- Born: 3 November 1931 Halle, Germany
- Died: 19 April 2021 (aged 89)

Academic background
- Alma mater: University of Freiburg;
- Doctoral advisor: Herbert Nesselhauf

Academic work
- Discipline: History
- Sub-discipline: Ancient History
- Institutions: University of Würzburg;
- Main interests: Arminius

= Dieter Timpe =

German historian (1931–2021)

Dieter Timpe (3 November 1931 – 19 April 2021) was a German historian best known for his theories on Arminius and the Battle of the Teutoburg Forest.

==Biography==
Dieter Timpe was born in Halle, Germany on 3 November 1931. Since 1950, Timpe studied classical philology at the universities of Berlin, Basel and Freiburg. He received his PhD at the University of Freiburg in 1956. His dissertation on the Principate was supervised by Herbert Nesselhauf.

In 1963, Timpe completed his habilitation on the relationship between the Roman Empire and the Parthian Empire. In 1964, Timpe became professor at the University of Kiel. Since 1964, Timpe was professor in ancient history at the University of Würzburg. He retired as professor emeritus in 1997.

Timpe was a full member of the Bavarian Academy of Sciences and Humanities (since 1996), a corresponding member of the Göttingen Academy of Sciences and Humanities (1990), and a full member of the German Archaeological Institute.

==Theories==
Timpe researched Germanic-Roman contacts during the time of the Principate. He is well known for his theories on Germanic peoples, Arminius and the Battle of the Teutoburg Forest. Timpe argues that the "Germanic" is an artificial construct and that "Germanic peoples" had no sense of themselves as having a Germanic identity. Similar theories have later been mirrored by Walter Pohl.

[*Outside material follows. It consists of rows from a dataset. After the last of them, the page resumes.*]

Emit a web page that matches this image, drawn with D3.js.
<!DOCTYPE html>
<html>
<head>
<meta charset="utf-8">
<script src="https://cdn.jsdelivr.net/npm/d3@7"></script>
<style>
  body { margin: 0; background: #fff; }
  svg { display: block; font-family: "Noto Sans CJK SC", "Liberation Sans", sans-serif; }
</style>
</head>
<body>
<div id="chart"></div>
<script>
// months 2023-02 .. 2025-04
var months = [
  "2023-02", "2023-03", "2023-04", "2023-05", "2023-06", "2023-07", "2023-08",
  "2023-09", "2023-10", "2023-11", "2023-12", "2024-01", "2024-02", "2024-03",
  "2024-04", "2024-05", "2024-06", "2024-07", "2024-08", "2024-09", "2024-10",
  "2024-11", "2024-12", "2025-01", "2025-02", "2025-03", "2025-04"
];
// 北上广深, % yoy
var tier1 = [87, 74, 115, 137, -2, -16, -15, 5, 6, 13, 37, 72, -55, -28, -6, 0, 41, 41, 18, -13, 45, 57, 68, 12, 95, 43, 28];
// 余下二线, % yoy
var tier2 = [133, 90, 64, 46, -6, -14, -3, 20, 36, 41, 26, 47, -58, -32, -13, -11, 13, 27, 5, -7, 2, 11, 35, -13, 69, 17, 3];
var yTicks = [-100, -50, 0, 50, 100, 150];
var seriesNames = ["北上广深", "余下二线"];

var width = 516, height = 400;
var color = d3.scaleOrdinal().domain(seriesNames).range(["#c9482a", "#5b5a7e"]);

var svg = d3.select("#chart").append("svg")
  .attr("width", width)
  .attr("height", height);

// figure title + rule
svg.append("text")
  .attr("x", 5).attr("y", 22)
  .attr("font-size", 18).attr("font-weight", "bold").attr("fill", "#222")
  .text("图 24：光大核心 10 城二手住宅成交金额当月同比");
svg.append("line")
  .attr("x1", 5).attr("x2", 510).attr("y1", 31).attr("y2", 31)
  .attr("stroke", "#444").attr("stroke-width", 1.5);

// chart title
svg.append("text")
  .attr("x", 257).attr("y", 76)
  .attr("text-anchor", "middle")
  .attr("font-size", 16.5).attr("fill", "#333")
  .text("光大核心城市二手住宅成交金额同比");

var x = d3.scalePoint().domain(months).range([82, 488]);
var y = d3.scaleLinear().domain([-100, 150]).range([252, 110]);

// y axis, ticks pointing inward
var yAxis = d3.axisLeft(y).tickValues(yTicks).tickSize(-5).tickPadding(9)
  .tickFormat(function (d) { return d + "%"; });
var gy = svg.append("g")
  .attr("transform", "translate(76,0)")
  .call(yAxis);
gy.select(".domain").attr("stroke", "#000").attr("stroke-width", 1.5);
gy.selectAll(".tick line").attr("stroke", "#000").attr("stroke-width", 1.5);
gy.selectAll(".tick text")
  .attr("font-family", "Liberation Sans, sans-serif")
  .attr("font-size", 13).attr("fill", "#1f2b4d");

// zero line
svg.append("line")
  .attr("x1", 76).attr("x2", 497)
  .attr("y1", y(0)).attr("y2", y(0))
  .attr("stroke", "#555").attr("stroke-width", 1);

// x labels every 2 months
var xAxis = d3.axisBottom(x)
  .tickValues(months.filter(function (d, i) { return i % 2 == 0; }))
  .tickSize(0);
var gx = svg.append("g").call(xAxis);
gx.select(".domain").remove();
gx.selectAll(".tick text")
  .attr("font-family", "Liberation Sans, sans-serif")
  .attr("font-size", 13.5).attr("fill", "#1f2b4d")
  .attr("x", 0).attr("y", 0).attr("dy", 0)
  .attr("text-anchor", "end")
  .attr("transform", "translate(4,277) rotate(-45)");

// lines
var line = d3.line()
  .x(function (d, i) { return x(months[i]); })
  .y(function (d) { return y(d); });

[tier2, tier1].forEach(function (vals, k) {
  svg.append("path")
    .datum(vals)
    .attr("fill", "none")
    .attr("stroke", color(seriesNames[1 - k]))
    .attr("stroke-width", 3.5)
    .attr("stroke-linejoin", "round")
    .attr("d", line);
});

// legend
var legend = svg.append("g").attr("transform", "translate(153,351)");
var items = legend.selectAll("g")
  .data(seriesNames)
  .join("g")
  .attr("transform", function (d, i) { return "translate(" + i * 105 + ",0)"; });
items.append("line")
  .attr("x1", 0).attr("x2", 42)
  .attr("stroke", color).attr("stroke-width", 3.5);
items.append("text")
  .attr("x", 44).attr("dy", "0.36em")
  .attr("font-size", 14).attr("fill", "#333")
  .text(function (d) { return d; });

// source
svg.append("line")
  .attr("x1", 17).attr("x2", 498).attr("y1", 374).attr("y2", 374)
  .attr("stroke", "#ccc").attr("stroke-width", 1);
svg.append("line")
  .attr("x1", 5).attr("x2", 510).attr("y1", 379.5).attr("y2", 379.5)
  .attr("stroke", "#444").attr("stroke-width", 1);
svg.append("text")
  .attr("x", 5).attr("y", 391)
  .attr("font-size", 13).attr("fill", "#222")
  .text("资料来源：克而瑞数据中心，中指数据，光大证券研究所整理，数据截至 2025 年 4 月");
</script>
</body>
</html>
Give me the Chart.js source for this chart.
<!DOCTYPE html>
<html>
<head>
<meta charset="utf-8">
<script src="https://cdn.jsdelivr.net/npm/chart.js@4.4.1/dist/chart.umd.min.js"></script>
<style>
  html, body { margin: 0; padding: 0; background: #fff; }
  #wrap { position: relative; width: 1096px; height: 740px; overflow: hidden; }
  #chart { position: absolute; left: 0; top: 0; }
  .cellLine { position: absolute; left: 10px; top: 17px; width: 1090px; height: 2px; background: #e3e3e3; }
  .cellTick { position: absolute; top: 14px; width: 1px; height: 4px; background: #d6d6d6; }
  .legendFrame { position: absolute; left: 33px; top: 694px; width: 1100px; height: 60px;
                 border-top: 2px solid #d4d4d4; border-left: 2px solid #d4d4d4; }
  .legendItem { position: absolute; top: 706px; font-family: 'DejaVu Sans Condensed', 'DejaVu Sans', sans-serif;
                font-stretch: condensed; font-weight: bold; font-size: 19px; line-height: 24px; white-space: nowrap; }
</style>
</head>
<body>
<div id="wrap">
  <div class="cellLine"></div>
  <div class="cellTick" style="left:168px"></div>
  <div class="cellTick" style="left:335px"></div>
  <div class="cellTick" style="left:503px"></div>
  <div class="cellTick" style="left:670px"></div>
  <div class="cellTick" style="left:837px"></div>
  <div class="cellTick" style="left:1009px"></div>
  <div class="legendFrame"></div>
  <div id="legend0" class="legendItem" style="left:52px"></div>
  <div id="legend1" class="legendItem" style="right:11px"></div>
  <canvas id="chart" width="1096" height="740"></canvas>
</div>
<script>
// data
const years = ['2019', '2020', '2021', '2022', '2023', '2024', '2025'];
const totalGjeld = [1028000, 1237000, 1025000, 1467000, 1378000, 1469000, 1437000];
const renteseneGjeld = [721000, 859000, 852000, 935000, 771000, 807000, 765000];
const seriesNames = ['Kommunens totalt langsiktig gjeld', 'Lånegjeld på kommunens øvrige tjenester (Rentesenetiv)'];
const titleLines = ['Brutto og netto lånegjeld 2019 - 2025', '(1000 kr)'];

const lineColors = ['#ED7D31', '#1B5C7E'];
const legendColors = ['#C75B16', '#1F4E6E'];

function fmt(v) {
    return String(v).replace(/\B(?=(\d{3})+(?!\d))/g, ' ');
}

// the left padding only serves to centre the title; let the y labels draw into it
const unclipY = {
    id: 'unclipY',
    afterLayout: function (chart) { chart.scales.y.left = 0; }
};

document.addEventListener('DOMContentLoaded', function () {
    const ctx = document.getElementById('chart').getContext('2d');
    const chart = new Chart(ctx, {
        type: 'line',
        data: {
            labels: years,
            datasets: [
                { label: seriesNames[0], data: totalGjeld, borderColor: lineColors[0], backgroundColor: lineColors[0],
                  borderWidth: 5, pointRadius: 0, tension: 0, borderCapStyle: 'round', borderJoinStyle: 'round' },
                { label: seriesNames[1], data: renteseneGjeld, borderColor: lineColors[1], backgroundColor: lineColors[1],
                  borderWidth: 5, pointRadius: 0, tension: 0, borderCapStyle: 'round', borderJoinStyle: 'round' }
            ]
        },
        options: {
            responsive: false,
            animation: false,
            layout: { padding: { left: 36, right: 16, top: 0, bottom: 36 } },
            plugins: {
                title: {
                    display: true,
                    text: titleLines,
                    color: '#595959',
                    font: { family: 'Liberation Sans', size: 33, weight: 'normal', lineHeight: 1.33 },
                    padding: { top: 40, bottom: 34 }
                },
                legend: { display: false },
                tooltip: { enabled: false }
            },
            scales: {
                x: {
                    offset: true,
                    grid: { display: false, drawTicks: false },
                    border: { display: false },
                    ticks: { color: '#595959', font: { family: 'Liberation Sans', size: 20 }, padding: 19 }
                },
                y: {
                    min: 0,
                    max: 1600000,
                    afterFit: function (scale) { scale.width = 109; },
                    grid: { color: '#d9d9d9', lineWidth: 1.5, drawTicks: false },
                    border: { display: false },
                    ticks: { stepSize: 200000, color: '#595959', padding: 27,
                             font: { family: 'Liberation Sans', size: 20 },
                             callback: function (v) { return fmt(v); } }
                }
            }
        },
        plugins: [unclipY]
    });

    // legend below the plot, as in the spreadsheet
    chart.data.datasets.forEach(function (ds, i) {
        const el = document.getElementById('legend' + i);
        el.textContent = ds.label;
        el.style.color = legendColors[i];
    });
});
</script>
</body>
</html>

Timpe argued that the Battle of the Teutoburg Forest was an insignificant event in history, and that the battle was won not because of the military skill of Arminius, but rather due to Roman incompetence. Timpe disagreed with Tacitus' account of Arminius as a Germanic freedom fighter. Instead, Timpe suggested that Arminius was an opportunistic Roman soldier who fought for his own selfish interests. According to Timpe, the Battle of the Teutoburg Forest should not be considered a battle between Romans and Germanic peoples, but rather as an internal Roman affair. Timpe called Arminius a "successful traitor and political criminal". He suggested that descriptions of Arminius as a Germanic freedom fighter were fabricated by the Romans in order to conceal Arminius' treason and Rome's failure. Timpe's theories on Arminius have later been mirrored by Walter Pohl.